Health experts concede that if proper checks and tougher regulations were in place, the PIP breast implant scandal might not have affected so many women.
The admission comes following an independent review into the cosmetics industry as a result of the breast implant controversy which affected tens of thousands of women in the UK.
These new recommendations to the government, regulators and professionals aim to ensure health and safety is put ahead of commercial interest.
Chairing the review was the NHS medical director Professor Sir Bruce Keogh: “This is a pretty data-free zone – with the PIP implants, not only did organisations implanting not really keep a good record of what they had done, they didn’t have a record of the outcomes either.
“The most important thing in my mind (is) it meant that we had a faulty product on the market and we had no way of tracing the women who had PIP implants to notify them they might be carrying a troublesome implant.”
The implants were manufactured by French company Poly Implant Prothese (PIP). They were filled with non-medical grade silicone intended for use in mattresses, and have been linked to rupture and swelling in the body.

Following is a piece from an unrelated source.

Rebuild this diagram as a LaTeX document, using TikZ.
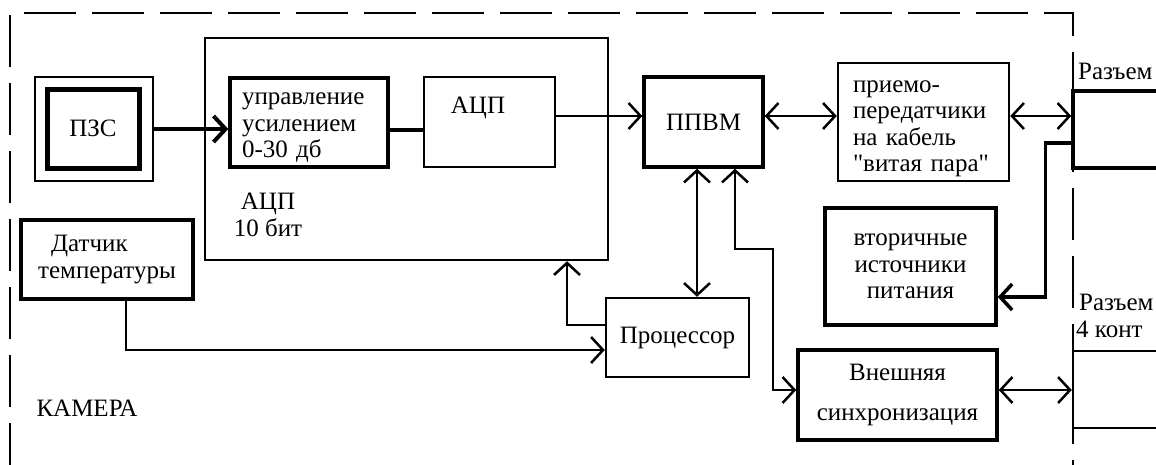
\documentclass[tikz,border=0pt]{standalone}
\usepackage{fontspec}
\setmainfont{Liberation Serif}[Ligatures=TeXOff]
\usetikzlibrary{arrows.meta,positioning}

\begin{document}
\begin{tikzpicture}[x=1pt, y=-1pt,
    font=\fontsize{25}{26.5}\selectfont,
    blk/.style={draw, line width=3.5pt, inner sep=0pt},
    thinblk/.style={draw, line width=2.5pt, inner sep=0pt},
    lnk/.style={line width=2.5pt},
    arr/.style={lnk, -{Straight Barb[length=12pt, width=26pt]}},
    darr/.style={lnk, {Straight Barb[length=12pt, width=26pt]}-{Straight Barb[length=12pt, width=26pt]}},
    frame/.style={line width=1.5pt, dash pattern=on 52pt off 16pt}
]
\useasboundingbox (0,0) rectangle (1156,464);
\clip (0,0) rectangle (1156,464);

% camera frame
\draw[frame] (10,475) -- (10,13) -- (1073,13) -- (1073,475);

% blocks
\node[thinblk, minimum width=403pt, minimum height=222pt] (adcbig) at (406.5,149) {};
\node[align=center] (adcbigt) at (268,215) {АЦП\\10 бит};
\node[thinblk, minimum width=118pt, minimum height=104pt] (pzsout) at (94,129) {};
\node[blk, line width=5pt, minimum width=92pt, minimum height=79pt] (pzs) at (93,128.5) {ПЗС};
\node[blk, minimum width=158pt, minimum height=89pt] (gain) at (309,122.5) {};
\node[text width=134pt, align=left] (gaint) at (309,128) {управление\\усилением\\0-30 дб};
\node[thinblk, minimum width=131pt, minimum height=90pt] (adc) at (489.5,122) {};
\node (adct) at (478,108) {АЦП};
\node[blk, minimum width=119pt, minimum height=90pt] (ppvm) at (703.5,122) {ППВМ};
\node[thinblk, minimum width=171pt, minimum height=118pt] (trx) at (923.5,122) {};
\node[text width=141pt, align=left] (trxt) at (923.5,129) {приемо-\\передатчики\\на кабель\\"витая пара"};
\node[blk, minimum width=171pt, minimum height=117pt, align=center] (pwr) at (910.5,266.5) {вторичные\\источники\\питания};
\node[blk, minimum width=172pt, minimum height=79pt, align=left] (sens) at (107,259.5) {\hspace*{13pt}Датчик\\температуры};
\node[thinblk, minimum width=143pt, minimum height=79pt] (proc) at (677.5,337.5) {Процессор};
\node[blk, minimum width=199pt, minimum height=90pt, align=center] (sync) at (897.5,395) {Внешняя\\[14pt]синхронизация};
\node[blk, minimum width=127pt, minimum height=77pt] (con1) at (1136.5,129.5) {};
\node[thinblk, minimum width=127pt, minimum height=77pt] (con2) at (1136.5,389.5) {};

% labels
\node[anchor=west] (cam) at (33,408) {КАМЕРА};
\node[anchor=west, inner sep=0pt] (con1t) at (1078,71) {Разъем};
\node[anchor=west, inner sep=0pt, align=left] (con2t) at (1076,316) {\hspace*{3pt}Разъем\\4 конт};

% links
\draw[arr, line width=4pt] (pzsout.east) -- (pzsout.east -| gain.west);
\draw[lnk, line width=4pt] ([yshift=-7.5pt]gain.east) -- ([yshift=-7.5pt]gain.east -| adc.west);
\draw[arr] ([yshift=6pt]adc.east) -- ([yshift=6pt]adc.east -| ppvm.west);
\draw[darr] ([yshift=6pt]ppvm.east) -- ([yshift=6pt]ppvm.east -| trx.west);
\draw[darr] ([yshift=6pt]trx.east) -- ([yshift=6pt]trx.east -| con1.west);
\draw[arr, line width=3.5pt] ([yshift=-13.5pt]con1.west) -- ++(-26,0) |- ([yshift=-30.5pt]pwr.east);
\draw[darr] ([xshift=-6.5pt]ppvm.south) -- ([xshift=-6.5pt]ppvm.south |- proc.north);
\draw[darr] ([xshift=31.5pt]ppvm.south) |- ++(38,80) |- ([yshift=5pt]sync.west);
\draw[arr] ([yshift=12.5pt]proc.west) -| ([xshift=160.5pt]adcbig.south);
\draw[arr] ([xshift=19pt]sens.south) |- ([yshift=-12.5pt]proc.west);
\draw[darr] ([yshift=5pt]sync.east) -- ([yshift=5pt]sync.east -| con2.west);
\end{tikzpicture}
\end{document}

Health experts say the implants should not cause any long-term problems and the gel materials used inside the implants are not toxic or carcinogenic.
Catherine Kydd, whose PIP implants ruptured and leaked into her lymph nodes, said that the industry “must be regulated and people should have redress”.

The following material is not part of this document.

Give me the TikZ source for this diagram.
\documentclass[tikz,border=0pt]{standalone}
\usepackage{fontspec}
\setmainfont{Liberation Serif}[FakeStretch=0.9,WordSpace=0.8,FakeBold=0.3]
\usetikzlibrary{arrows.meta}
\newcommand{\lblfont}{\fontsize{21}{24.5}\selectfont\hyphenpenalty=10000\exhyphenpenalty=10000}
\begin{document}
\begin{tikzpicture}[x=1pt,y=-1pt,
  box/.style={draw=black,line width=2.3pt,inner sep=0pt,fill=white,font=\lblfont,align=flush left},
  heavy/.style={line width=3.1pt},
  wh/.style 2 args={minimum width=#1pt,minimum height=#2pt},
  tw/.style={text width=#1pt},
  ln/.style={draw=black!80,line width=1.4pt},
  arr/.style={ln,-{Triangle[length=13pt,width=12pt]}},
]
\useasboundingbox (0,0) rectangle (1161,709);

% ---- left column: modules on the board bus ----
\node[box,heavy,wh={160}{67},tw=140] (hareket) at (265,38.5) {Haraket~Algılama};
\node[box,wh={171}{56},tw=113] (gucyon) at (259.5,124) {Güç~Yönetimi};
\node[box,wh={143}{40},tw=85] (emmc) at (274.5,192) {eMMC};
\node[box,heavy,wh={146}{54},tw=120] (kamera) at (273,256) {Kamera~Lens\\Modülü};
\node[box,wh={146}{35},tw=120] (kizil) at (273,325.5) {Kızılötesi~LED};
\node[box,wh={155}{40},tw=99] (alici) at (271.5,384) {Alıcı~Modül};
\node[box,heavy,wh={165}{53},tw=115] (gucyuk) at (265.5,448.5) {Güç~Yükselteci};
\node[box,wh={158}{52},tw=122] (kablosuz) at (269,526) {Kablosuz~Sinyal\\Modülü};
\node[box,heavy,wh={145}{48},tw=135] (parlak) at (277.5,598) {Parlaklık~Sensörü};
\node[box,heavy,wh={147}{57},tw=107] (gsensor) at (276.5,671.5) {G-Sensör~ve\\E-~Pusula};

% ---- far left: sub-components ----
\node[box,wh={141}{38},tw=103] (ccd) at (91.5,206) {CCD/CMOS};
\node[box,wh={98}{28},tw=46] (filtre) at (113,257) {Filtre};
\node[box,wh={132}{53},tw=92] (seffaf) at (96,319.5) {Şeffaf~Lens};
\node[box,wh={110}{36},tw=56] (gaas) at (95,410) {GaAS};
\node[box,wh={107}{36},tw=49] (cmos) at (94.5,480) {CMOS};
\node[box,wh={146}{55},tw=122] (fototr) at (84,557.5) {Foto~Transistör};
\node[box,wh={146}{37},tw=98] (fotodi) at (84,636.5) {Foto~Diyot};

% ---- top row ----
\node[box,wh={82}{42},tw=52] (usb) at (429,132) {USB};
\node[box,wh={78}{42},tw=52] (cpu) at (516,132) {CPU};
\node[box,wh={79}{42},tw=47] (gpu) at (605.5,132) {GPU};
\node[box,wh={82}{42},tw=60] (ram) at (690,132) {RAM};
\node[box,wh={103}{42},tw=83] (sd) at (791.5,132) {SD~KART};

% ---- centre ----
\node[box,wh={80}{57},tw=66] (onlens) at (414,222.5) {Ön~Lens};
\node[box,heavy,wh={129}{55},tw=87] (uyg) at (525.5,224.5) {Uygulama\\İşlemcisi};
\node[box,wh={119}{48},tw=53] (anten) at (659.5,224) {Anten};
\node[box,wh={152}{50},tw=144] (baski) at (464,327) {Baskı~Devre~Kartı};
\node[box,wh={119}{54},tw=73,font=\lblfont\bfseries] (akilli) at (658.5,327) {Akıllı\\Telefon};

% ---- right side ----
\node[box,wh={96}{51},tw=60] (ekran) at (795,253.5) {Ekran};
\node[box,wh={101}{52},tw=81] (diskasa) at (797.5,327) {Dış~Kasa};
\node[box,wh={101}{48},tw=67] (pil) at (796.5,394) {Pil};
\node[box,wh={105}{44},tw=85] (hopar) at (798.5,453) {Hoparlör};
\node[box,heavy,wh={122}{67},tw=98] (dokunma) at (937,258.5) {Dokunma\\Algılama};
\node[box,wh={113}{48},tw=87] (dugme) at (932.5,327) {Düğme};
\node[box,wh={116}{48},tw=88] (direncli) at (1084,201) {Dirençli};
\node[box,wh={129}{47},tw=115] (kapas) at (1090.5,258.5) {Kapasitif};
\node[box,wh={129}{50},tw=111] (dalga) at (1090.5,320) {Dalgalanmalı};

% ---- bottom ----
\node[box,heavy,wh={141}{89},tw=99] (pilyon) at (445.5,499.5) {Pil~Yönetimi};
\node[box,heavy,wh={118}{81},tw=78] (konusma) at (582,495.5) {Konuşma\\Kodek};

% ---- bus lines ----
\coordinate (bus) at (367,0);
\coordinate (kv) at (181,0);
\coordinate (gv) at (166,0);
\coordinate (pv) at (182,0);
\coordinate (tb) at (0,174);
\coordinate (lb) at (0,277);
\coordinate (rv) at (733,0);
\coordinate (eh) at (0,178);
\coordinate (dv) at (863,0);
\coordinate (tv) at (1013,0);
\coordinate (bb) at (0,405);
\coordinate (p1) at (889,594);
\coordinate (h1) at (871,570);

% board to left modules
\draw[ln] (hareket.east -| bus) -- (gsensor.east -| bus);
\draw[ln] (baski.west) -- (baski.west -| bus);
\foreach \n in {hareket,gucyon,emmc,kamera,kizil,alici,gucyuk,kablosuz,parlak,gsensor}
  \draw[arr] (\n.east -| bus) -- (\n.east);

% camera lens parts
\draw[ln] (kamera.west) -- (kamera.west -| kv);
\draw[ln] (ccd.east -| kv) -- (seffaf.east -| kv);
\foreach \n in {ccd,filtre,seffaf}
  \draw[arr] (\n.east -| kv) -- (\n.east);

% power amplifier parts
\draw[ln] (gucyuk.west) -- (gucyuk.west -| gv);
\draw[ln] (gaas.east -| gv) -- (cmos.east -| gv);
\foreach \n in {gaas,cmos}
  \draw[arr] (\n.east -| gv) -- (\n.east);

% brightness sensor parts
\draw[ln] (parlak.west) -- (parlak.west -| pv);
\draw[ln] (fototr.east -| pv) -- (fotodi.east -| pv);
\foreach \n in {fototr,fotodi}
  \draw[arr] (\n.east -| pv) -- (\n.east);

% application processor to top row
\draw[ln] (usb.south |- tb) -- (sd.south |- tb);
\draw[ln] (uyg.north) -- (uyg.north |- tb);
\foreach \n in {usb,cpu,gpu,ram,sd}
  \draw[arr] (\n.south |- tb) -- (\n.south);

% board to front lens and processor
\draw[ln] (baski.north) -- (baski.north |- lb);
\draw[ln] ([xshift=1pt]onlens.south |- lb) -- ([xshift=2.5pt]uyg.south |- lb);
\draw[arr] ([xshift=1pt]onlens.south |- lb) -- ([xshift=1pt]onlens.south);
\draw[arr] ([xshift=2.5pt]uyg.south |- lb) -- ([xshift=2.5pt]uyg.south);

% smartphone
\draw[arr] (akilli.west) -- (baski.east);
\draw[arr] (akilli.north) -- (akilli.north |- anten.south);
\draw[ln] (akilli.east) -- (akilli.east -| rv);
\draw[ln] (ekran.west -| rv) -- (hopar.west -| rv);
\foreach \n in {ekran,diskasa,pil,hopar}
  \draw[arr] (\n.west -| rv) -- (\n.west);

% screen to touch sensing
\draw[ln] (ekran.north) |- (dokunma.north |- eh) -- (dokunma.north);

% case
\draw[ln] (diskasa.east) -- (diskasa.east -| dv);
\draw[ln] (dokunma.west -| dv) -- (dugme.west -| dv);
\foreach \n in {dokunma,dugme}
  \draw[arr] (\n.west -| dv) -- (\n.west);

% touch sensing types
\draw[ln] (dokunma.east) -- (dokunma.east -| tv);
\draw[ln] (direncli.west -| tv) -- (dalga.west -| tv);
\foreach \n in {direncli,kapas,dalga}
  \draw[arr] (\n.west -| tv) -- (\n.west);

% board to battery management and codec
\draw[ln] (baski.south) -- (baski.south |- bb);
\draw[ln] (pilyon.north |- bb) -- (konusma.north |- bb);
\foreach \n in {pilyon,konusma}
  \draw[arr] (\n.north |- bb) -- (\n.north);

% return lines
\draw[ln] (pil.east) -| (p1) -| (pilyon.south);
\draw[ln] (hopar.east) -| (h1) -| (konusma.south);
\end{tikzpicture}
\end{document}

The 40-year-old, from Dartford, Kent, said: “I had surgery in 2004. I went back to complain that my left breast felt like it was slipping round into my back and that it was painful but the surgeon told me it was fine.
“In 2009 I went to the GP and they sent me straight for a scan. They told me that it was not cancer but my left implant had ruptured. I was left in the radiologist’s office and didn’t know what to do. I had no redress, I had nowhere to go.
“Why is it acceptable that I have to live with industrial silicone in my lymph nodes for the rest of my life due to this industry that is not properly regulated? This pen is more regulated than my breast implant.”
The review highlighted that there were “woeful lapses” in implant quality, after care and record keeping and that there is still widespread use of misleading advertising, inappropriate marketing and unsafe practices right across the sector.
Sir Bruce added that the way incentives are used in the cosmetics industry is particularly distasteful: “People winning cosmetic procedures as part of a raffle or as a prize at some dinner, the buy one get one free or the time limited deals – the sign up this lunch time and get a reduced price or so forth.
“These kinds of things we found really difficult ethically.”
The board has recommended that all people who perform plastic surgery in the UK should be on a register; there should be unannounced inspections on manufacturing plants, and that anyone who has surgery should be properly protected suggesting an ABTA-style risk pool for when things go wrong or when companies go out of business.
The boom in the use of dermal filler injections was also cause for concern and was described as a “crisis waiting to happen”.
Current legislation means that anyone can set themselves up as a practitioner with no training or previous experience and there has been an explosive growth in the market driven by high demand and high profits.
Recommendations have been made to classify fillers as a prescription only medical device and that only people with appropriate accreditation can administer them. Practitioners should also be required to show their credentials before carrying out surgical and non surgical procedures on patients.